• erkek evladıyla mezara giren kadın. şehit babasından çok farklı bir özellikleri var. erkeklerden üstün kadınlara özgün cesaret sahibi.
  • evladını kaybetmiş, acısı dinmemiş bir ananın yüreği yangındır. kor yakar kalbini, taş eder, sessizliğe gömer... taa ki o son durduğu yerdir hareketsizce yattığı anıların... ana kalbi değil musalla taşıdır hareketsizce çırpınan... taş değil, ana yüreğidir o kocaman bedeni taşıyan...

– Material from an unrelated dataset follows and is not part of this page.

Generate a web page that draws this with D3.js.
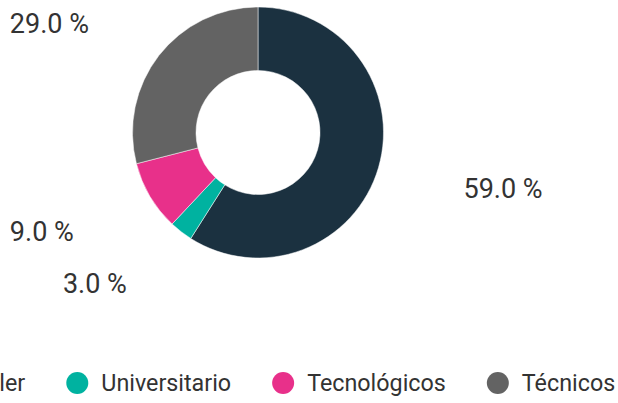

    bir şehit annesi yüreğimi dağladı, çok incitici bir duygu ile beni kendime gömdü.
  • dokuz ay karnında taşıdığı
    dokuz ay her gece defalarca terledi acıktı gazı vardı diye uyandığı bebeği
    yürüdü diye sevindiği
    ilk anne dedi diye mutlu olduğu
    ağzındaki emziği, poposundaki bezi bıraktırmak için bin takla attığı bebeği
    ilk kez yanlız okulda kalabildi diye
    okumayı oğrendi diye
    yazmayı öğrendi diye
    arkadaşlar edindi diye
    sevindiği
    dişinden tırnağından ayırıp
    yedirdiği sevgiyle büyüttüğü
    ellerine kına yakıp
    gururla askere gönderdiği
    o askerdeyken
    orada yiyemez diye onun sevdiği yemeği bile evde yapmayan annesi
    evladı şehit düşünce
    ne gelenle,
    ne gidenle
    ne de dünya ile ilgilenir.
  • uzun zamandır anne olmak istiyorum. içimden bir his de oğlum olacakmış gibi geliyor niye bilmem. hatta rüyalarıma girdiği bile oluyor. doğmamış oğlumla konuşuyoruz rüyalarda. oğluma, kızlar konusunda akıl veriyorum, okulu astığında kızar gibi yapıp içten içe "sen sanki hiç genç olmadın" diyorum. öyle şeyler işte. dün gece şehit haberlerini görünce bunlar geldi aklıma. gördüğüm rüyalar, kurduğum hayaller. ama evladını kaybedenlerin yerine koyamadım kendimi. konduramadım daha doğmamış oğluma genç yaşta ölmeyi.

    bu ülkede gözünden sakındığı evladını toprağa koyan anneler var. hem de binlerce! ne zaman bir şehit haberi görsem aklıma six feet under'daki replik geliyor. o da zaten her şeyi özetliyor... "annesi ya da babası ölene yetim ya da öksüz, karısı ya da kocası ölene dul denir, ama çocuğu ölene hiçbir şey denmez, belki de adı konulamayacak kadar korkunç bir şeydir."

    annelere bu korkunç acıları yaşatanların, bu dünyada hesap vermesi dileğiyle...
  • rabbim sabırlar versin diye dualar ettiğim anne. ben bugün uyuyamadım sen kim bilir kaç zaman uyuyamayacaksın guzel anne.
  • kaç yıl geçerse geçsin acısı dinmeyen, şehit yavrusu sivil olduğundan 2. sınıf şehit muamelesi gördükçe içi daha da kanayan annedir. tek isteği çocukların ağlamaması, sevgisiz büyümemesidir. dünya iyilikle doldukça belki gözyaşları dinecektir.